To validate their discovery, they contacted the University of Port Elizabeth, which sent scientists from the Faculty of Natural Sciences to investigate. The most astonishing aspect of their findings was that, when they checked the deep indentations in the ground, their measurements indicated that whatever had caused them, weighed (if I remember correctly, having read the account some time ago) at least 60 tonnes — a feat impossible for the boys to perform.

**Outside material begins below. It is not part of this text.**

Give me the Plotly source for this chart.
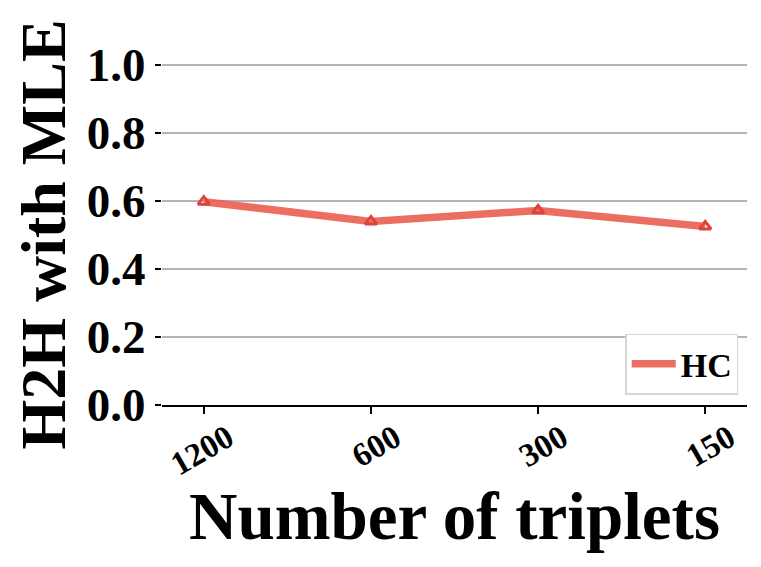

I doubt whether the apartheid government at the time had the capability to perform a landing and departure with a “craft” of the kind witnessed by these schoolboys, and the fact that a US research agency, which had ferreted out my acquaintance with the Simpsons, took the trouble to call me from the US because they had re-opened the file on this Groendal-sighting, confirms that it represents something of importance. Add to this that there have been more than 30 independent sightings in the Groendal Wilderness area, and one’s curiosity (and puzzlement) is exacerbated.
The words that Shakespeare put in Hamlet’s mouth, in the face of what purports to be his father’s ghost, “There are more things in heaven and earth, Horatio, than we have dreamed of in our philosophies”, pretty much sum up my feelings about UFOs. If humans — or more specifically scientists and philosophers — believed that the “state of knowledge”, at any given time, was all there is to know, there would be no reason for science or philosophy to continue in their quest for knowledge. In this sense, the sciences and philosophy are open-ended. And that means that the question of UFOs and “alien” life continues to be of interest.